**Objective:** In the entries below, find the line containing "Rebuild this chart" and the line containing "103, 104, 105];". Copy those two lines and everything between them exactly, and only that.

**Records for processing:**
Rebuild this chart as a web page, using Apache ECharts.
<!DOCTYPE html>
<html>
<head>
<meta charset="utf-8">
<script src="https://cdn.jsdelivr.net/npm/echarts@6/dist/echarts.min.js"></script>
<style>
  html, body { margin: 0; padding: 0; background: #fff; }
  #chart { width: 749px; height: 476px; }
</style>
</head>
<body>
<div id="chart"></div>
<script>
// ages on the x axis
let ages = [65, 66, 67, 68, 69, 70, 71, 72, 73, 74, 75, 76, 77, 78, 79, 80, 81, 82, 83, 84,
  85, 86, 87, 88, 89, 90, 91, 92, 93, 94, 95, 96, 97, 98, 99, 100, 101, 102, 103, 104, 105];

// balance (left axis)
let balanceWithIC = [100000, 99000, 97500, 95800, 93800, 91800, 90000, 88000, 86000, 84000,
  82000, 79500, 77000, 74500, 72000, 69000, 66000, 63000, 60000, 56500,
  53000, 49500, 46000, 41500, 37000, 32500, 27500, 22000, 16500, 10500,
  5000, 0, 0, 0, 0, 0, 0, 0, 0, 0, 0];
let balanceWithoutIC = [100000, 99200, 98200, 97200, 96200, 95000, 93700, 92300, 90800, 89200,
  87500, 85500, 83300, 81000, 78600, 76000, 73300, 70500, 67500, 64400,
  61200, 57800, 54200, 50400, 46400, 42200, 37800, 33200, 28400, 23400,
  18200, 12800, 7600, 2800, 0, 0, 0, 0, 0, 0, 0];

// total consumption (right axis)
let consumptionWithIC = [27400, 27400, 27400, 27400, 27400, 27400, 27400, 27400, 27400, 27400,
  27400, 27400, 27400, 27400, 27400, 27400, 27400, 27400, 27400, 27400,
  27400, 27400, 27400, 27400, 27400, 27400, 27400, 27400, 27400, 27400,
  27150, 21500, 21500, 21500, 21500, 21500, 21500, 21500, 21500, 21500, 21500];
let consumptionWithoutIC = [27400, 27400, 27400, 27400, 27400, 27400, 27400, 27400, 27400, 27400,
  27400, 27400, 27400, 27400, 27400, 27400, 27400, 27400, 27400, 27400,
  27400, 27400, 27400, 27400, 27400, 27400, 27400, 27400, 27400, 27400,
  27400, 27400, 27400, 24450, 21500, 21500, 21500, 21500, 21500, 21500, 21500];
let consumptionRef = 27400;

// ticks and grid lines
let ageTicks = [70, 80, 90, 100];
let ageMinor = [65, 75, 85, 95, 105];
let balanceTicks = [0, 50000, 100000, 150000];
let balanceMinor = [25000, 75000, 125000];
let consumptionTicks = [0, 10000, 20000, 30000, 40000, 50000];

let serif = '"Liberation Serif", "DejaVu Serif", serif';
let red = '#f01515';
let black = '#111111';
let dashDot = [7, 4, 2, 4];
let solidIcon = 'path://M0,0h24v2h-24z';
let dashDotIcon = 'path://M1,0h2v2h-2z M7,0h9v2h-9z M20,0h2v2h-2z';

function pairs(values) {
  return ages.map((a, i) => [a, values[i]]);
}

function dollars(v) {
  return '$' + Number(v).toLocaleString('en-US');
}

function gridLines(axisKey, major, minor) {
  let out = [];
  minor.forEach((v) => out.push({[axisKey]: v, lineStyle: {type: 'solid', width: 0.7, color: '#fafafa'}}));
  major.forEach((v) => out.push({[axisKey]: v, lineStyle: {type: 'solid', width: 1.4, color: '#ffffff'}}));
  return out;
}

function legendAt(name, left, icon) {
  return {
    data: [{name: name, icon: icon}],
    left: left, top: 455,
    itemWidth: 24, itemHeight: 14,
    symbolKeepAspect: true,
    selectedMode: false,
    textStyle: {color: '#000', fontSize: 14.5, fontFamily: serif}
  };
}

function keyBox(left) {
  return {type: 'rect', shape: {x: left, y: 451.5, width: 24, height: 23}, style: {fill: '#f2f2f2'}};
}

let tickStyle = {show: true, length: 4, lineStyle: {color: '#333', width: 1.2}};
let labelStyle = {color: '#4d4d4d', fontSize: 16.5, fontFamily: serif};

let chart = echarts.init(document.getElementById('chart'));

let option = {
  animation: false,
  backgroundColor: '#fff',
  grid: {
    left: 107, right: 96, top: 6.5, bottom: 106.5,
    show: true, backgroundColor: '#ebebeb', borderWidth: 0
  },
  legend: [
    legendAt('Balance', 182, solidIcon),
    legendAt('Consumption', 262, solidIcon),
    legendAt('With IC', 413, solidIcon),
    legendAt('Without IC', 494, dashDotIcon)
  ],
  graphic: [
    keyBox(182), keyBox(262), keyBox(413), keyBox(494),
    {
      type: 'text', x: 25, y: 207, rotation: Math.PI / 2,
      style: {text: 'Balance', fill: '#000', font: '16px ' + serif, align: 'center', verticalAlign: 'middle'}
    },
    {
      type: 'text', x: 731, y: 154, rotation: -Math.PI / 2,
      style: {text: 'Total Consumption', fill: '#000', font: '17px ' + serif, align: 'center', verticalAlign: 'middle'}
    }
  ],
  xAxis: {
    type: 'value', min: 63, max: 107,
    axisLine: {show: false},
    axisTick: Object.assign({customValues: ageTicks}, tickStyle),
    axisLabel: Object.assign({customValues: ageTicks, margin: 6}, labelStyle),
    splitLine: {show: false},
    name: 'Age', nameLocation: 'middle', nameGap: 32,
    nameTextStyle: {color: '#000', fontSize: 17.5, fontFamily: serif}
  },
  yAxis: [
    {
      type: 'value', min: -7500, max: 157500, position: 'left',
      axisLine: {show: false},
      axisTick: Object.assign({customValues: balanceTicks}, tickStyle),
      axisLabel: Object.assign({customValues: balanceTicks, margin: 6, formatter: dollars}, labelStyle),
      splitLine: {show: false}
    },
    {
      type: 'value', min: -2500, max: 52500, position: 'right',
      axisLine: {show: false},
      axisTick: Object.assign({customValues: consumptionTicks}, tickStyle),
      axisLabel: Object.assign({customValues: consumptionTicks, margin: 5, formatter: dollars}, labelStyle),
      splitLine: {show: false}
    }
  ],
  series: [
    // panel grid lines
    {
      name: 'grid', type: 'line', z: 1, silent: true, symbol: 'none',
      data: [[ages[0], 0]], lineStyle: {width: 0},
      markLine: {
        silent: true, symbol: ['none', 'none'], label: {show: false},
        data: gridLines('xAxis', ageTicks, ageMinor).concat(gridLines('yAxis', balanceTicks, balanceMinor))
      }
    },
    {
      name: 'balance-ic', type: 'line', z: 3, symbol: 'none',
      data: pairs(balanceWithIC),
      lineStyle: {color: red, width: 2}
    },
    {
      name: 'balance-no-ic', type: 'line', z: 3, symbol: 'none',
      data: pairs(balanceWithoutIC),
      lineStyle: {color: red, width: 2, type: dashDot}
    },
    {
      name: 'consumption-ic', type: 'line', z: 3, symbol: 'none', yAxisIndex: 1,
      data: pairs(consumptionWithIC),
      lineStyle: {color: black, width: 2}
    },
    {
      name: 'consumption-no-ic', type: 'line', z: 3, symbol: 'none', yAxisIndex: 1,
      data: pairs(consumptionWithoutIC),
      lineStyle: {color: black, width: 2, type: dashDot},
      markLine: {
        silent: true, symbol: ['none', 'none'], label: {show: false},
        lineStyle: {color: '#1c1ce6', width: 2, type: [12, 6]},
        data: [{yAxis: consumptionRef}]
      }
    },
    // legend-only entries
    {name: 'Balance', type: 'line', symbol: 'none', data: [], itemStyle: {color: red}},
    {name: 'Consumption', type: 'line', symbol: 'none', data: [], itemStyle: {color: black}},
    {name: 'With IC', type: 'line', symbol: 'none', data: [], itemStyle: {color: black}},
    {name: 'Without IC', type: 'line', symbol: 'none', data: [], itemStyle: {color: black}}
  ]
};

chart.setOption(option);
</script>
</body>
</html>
...
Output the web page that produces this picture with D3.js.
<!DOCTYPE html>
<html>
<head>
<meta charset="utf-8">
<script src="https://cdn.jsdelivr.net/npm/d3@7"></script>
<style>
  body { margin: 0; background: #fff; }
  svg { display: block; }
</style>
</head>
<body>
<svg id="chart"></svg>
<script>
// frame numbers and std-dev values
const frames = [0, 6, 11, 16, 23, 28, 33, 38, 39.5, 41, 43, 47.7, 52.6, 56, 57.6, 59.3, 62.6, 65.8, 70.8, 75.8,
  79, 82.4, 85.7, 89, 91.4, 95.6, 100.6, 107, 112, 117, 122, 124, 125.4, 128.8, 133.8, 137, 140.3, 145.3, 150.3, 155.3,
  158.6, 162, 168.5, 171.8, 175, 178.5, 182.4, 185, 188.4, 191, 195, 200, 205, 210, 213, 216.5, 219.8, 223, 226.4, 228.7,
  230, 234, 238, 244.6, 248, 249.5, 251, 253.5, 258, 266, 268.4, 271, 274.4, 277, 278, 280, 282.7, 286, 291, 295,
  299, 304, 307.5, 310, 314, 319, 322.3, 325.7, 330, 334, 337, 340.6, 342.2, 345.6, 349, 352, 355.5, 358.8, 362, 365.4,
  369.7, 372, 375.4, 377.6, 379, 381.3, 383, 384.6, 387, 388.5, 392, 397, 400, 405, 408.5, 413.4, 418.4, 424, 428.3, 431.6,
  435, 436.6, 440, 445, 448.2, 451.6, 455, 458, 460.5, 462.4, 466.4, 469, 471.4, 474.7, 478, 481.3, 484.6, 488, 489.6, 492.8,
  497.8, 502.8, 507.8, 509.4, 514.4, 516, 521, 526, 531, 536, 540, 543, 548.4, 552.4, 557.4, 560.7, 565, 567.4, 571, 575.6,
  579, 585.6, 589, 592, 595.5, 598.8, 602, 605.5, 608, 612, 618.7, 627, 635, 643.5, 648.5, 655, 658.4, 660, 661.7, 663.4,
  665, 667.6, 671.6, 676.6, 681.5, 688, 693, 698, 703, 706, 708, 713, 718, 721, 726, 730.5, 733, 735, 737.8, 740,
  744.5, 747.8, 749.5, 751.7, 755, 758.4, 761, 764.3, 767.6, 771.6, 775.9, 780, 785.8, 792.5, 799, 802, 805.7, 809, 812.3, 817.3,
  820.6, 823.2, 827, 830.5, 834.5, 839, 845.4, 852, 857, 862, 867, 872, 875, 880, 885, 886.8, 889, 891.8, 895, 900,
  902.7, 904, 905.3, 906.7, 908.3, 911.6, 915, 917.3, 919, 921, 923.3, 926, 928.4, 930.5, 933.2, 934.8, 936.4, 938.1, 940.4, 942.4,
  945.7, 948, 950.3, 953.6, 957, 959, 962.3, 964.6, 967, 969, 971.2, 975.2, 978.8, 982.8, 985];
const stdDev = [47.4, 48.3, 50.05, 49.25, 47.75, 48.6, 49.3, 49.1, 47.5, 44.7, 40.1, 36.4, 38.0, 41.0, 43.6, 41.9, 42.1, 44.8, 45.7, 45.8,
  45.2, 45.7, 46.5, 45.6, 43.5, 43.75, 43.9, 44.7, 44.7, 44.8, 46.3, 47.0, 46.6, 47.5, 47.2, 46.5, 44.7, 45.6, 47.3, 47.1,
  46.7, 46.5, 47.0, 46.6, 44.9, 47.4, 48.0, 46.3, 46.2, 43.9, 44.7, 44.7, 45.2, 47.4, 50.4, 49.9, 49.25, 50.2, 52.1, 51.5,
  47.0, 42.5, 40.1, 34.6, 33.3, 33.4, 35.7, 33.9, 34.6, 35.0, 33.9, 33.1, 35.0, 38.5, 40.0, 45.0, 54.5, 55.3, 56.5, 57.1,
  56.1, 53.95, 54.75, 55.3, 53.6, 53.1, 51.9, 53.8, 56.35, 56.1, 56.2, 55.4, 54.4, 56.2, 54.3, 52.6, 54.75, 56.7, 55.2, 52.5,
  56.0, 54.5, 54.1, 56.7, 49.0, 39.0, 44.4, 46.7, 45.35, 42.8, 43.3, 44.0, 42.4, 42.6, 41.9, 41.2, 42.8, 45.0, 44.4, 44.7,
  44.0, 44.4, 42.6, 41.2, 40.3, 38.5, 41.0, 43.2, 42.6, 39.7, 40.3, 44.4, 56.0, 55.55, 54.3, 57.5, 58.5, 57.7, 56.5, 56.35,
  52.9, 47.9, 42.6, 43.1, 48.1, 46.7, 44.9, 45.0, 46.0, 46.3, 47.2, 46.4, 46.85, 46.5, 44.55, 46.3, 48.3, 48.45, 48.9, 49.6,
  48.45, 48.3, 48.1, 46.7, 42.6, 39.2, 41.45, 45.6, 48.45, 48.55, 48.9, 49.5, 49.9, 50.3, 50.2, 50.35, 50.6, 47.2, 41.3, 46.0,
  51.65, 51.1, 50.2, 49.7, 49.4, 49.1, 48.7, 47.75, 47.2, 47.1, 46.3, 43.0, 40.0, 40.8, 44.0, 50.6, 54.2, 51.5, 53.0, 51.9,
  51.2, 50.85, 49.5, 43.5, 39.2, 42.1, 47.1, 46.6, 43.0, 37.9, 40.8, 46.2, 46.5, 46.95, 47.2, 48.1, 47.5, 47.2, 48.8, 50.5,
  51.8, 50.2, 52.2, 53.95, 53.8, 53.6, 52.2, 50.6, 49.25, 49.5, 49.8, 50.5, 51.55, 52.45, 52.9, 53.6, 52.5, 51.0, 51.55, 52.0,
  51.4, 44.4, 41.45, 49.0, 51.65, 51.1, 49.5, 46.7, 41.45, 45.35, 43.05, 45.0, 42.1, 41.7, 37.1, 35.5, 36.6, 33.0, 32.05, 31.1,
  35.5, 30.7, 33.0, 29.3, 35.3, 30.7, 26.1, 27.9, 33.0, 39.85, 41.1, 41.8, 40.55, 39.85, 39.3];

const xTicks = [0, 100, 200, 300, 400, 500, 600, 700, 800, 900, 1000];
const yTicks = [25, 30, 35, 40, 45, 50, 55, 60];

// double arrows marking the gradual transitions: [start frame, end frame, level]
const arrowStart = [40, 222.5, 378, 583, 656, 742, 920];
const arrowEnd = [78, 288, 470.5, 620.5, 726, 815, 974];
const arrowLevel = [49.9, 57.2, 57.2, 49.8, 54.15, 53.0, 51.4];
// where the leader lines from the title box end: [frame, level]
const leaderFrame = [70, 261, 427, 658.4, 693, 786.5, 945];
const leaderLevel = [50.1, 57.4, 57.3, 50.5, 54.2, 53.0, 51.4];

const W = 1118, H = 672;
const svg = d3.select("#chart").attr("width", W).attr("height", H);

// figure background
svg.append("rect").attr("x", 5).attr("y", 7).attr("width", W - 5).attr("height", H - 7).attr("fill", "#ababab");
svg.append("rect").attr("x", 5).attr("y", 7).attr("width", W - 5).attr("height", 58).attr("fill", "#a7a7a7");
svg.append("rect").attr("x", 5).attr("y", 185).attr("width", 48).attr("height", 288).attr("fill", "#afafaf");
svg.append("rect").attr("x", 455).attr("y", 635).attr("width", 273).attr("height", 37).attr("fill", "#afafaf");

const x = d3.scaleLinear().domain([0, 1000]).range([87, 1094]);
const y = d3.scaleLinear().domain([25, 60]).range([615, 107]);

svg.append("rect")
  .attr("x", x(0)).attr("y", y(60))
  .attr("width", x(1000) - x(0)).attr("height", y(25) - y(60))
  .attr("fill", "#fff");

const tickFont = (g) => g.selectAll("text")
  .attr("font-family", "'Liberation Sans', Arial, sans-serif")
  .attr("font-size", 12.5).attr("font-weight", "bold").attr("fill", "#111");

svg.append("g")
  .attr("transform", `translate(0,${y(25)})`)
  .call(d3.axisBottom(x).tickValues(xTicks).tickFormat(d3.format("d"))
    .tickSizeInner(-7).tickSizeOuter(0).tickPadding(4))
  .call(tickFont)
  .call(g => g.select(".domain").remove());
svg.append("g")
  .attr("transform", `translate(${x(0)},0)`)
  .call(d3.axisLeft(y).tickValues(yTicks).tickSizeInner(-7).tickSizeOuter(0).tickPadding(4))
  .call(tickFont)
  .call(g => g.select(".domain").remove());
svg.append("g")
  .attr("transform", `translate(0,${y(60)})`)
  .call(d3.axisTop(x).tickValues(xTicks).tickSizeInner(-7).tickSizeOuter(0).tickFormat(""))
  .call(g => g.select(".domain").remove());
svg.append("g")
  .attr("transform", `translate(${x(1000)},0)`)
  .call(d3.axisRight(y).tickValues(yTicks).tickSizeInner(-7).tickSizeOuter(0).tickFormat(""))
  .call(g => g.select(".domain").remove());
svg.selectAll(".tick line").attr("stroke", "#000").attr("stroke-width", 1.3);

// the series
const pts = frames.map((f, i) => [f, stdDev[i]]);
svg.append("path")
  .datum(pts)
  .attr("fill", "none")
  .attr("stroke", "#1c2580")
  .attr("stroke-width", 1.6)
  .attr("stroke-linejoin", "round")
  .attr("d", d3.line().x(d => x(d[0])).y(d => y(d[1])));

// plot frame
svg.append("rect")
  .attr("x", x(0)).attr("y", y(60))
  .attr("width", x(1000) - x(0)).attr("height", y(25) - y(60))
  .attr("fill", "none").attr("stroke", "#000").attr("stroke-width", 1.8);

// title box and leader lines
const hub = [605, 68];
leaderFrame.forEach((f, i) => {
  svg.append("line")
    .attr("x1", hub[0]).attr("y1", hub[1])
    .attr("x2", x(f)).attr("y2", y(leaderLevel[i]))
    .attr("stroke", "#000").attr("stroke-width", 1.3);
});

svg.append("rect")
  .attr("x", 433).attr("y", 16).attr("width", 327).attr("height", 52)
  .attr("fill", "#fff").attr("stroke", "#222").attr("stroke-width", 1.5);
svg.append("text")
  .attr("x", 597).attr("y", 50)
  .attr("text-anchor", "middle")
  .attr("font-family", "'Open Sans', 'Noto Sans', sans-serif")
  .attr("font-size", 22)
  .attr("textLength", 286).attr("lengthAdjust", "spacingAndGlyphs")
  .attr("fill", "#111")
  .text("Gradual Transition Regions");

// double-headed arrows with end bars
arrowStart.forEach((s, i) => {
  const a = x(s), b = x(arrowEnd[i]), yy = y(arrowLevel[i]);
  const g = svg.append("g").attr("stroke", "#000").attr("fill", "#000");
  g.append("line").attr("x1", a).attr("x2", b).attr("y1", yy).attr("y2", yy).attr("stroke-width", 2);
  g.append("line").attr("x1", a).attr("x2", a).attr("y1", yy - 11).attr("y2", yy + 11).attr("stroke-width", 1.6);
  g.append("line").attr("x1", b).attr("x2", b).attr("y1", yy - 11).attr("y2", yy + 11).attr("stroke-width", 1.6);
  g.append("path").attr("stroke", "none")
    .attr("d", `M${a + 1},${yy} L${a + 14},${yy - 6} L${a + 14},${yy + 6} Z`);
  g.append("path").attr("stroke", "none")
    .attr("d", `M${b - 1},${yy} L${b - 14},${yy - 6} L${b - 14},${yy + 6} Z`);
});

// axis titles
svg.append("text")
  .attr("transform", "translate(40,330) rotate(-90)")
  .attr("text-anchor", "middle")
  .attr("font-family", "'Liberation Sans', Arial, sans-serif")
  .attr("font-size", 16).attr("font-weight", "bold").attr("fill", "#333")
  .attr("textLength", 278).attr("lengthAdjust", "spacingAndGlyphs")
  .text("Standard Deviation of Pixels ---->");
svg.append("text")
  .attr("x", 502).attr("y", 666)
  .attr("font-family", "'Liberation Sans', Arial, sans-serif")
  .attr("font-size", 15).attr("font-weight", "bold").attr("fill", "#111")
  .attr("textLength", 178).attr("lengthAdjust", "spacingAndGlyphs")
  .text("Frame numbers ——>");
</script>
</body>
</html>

**The reply:**
Rebuild this chart as a web page, using Apache ECharts.
<!DOCTYPE html>
<html>
<head>
<meta charset="utf-8">
<script src="https://cdn.jsdelivr.net/npm/echarts@6/dist/echarts.min.js"></script>
<style>
  html, body { margin: 0; padding: 0; background: #fff; }
  #chart { width: 749px; height: 476px; }
</style>
</head>
<body>
<div id="chart"></div>
<script>
// ages on the x axis
let ages = [65, 66, 67, 68, 69, 70, 71, 72, 73, 74, 75, 76, 77, 78, 79, 80, 81, 82, 83, 84,
  85, 86, 87, 88, 89, 90, 91, 92, 93, 94, 95, 96, 97, 98, 99, 100, 101, 102, 103, 104, 105];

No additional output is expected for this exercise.